Class counsel has been learning from these decisions to better plead the complaint to avoid early motions to dismiss on the cognizable injury issue. So what should a company do in response? The Hannaford decision affirms a couple of points I have made previously. First, it is essential that the company targeted by the criminal attack take care in deciding whether a breach requiring notice actually occurred. "There has been a Data Security Breach, But is Notice Required," [Article Link]. Hannaford sent presumably the same notice to 4.2 million consumers even though there were only 1,800 fraudulent charges. Different forms of notices may create the need for sub-classes and a separate analysis as to the reasonableness of the plaintiffs’ response.

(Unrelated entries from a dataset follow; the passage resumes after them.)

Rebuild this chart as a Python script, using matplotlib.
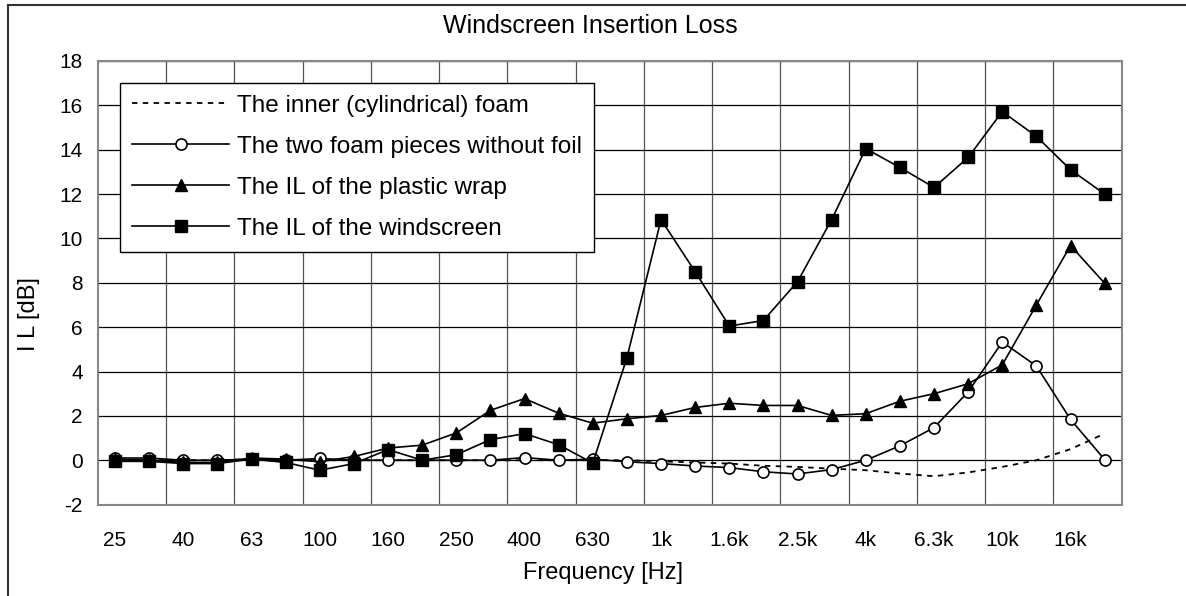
import matplotlib.pyplot as plt
from matplotlib.lines import Line2D

plt.rcParams['font.family'] = ['Liberation Sans', 'DejaVu Sans']
plt.rcParams['axes.unicode_minus'] = False

bands = ["25", "31.5", "40", "50", "63", "80", "100", "125", "160", "200",
         "250", "315", "400", "500", "630", "800", "1k", "1.25k", "1.6k", "2k",
         "2.5k", "3.15k", "4k", "5k", "6.3k", "8k", "10k", "12.5k", "16k", "20k"]

inner_foam = [0.0, 0.0, 0.0, 0.0, 0.05, 0.0, 0.0, 0.0, 0.0, 0.0,
              0.0, 0.0, 0.0, 0.0, 0.0, 0.0, -0.05, -0.1, -0.15, -0.25,
              -0.3, -0.38, -0.45, -0.6, -0.72, -0.55, -0.3, 0.0, 0.5, 1.2]

two_pieces = [0.1, 0.1, 0.0, 0.0, 0.05, 0.0, 0.08, 0.0, 0.0, 0.0,
              0.0, 0.0, 0.12, 0.0, 0.05, -0.07, -0.15, -0.26, -0.33, -0.52,
              -0.62, -0.42, 0.0, 0.65, 1.47, 3.08, 5.33, 4.25, 1.84, 0.03]

plastic_wrap = [0.05, 0.0, -0.1, -0.1, 0.1, 0.05, -0.07, 0.17, 0.55, 0.68,
                1.23, 2.25, 2.78, 2.12, 1.67, 1.87, 2.02, 2.38, 2.57, 2.47,
                2.47, 2.02, 2.1, 2.66, 3.0, 3.45, 4.3, 7.0, 9.68, 7.98]

windscreen = [-0.05, -0.05, -0.15, -0.15, 0.05, -0.1, -0.45, -0.15, 0.48, 0.0,
              0.25, 0.93, 1.2, 0.7, -0.13, 4.62, 10.85, 8.5, 6.05, 6.3,
              8.05, 10.85, 14.05, 13.2, 12.3, 13.65, 15.72, 14.6, 13.1, 12.0]

x = list(range(len(bands)))

fig = plt.figure(figsize=(11.86, 5.96), dpi=100)
ax = fig.add_axes([98 / 1186, 1 - 504.6 / 596, 1023.7 / 1186, 443.6 / 596])

ax.plot(x, inner_foam, color='black', lw=1.3, ls=(0, (3, 3)),
        label='The inner (cylindrical) foam')
ax.plot(x, two_pieces, color='black', lw=1.2, marker='o', ms=8,
        mfc='white', mec='black', mew=1.2,
        label='The two foam pieces without foil')
ax.plot(x, plastic_wrap, color='black', lw=1.2, marker='^', ms=9,
        label='The IL of the plastic wrap')
ax.plot(x, windscreen, color='black', lw=1.2, marker='s', ms=8,
        label='The IL of the windscreen')

ax.set_xlim(-0.5, len(bands) - 0.5)
ax.set_ylim(-2, 18)
ax.set_yticks(range(-2, 19, 2))
ax.set_xticks(x[::2])
ax.set_xticklabels(bands[::2])
ax.set_xticks([i + 1.5 for i in range(0, len(bands) - 2, 2)], minor=True)
ax.tick_params(axis='x', which='both', length=0, pad=19, labelsize=15)
ax.tick_params(axis='y', length=0, pad=11, labelsize=15)

ax.grid(True, axis='y', color='black', lw=0.9)
ax.grid(True, axis='x', which='minor', color='#555555', lw=0.9)
ax.set_axisbelow(True)
for s in ax.spines.values():
    s.set_color('#888888')
    s.set_linewidth(1.5)

ax.set_xlabel('Frequency [Hz]', fontsize=17)
ax.xaxis.set_label_coords((603 - 98) / 1023.7, -0.13)
fig.text(29 / 1186, 1 - 314 / 596, 'I L [dB]', rotation=90,
         ha='center', va='center', fontsize=17)
fig.text(590 / 1186, 1 - 26 / 596, 'Windscreen Insertion Loss',
         ha='center', va='center', fontsize=18)

leg = ax.legend(loc='upper left', bbox_to_anchor=(0.0215, 0.951),
                borderaxespad=0, fontsize=17.5, fancybox=False,
                framealpha=1, edgecolor='black', handlelength=4.0,
                handletextpad=0.3, labelspacing=0.78, borderpad=0.5)
leg.get_frame().set_linewidth(1.0)

fig.add_artist(Line2D([8 / 1186, 8 / 1186], [0, 1 - 5 / 596],
                      color='#333333', lw=1.5))
fig.add_artist(Line2D([8 / 1186, 1], [1 - 5 / 596, 1 - 5 / 596],
                      color='#333333', lw=1.5))

fig.savefig('out.png', dpi=100)
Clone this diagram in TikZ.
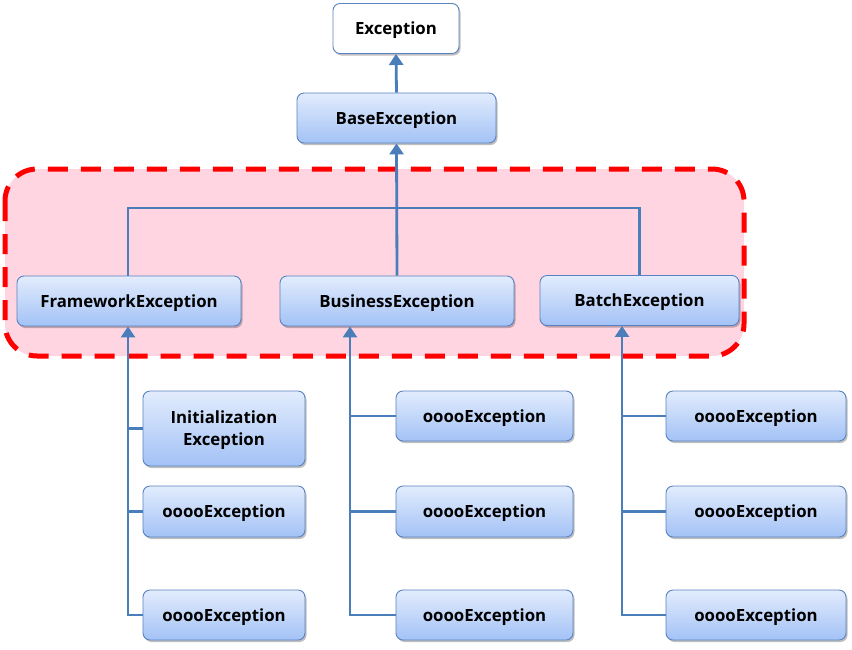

Similarly, the company should conduct a thoughtful and thorough forensic analysis of the breach. Interestingly, the First Circuit placed the burden on Hannaford in concluding that “there was [no] way to sort through to predict whose accounts would be used to ring up improper charges. By the time Hannaford acknowledged the breach, over 1,800 fraudulent charges had been identified and the plaintiffs could reasonably expect that many more fraudulent charges would follow. Hannaford did not notify its customers of exactly what data, or whose data, was stolen. It reasonably appeared that all Hannaford customers to have used credit or debit cards during the class period were at risk of unauthorized charges.” A strong forensic study along with tactical decisions on notice (both content and recipients) could help address the findings in Hannaford and the related class action exposure.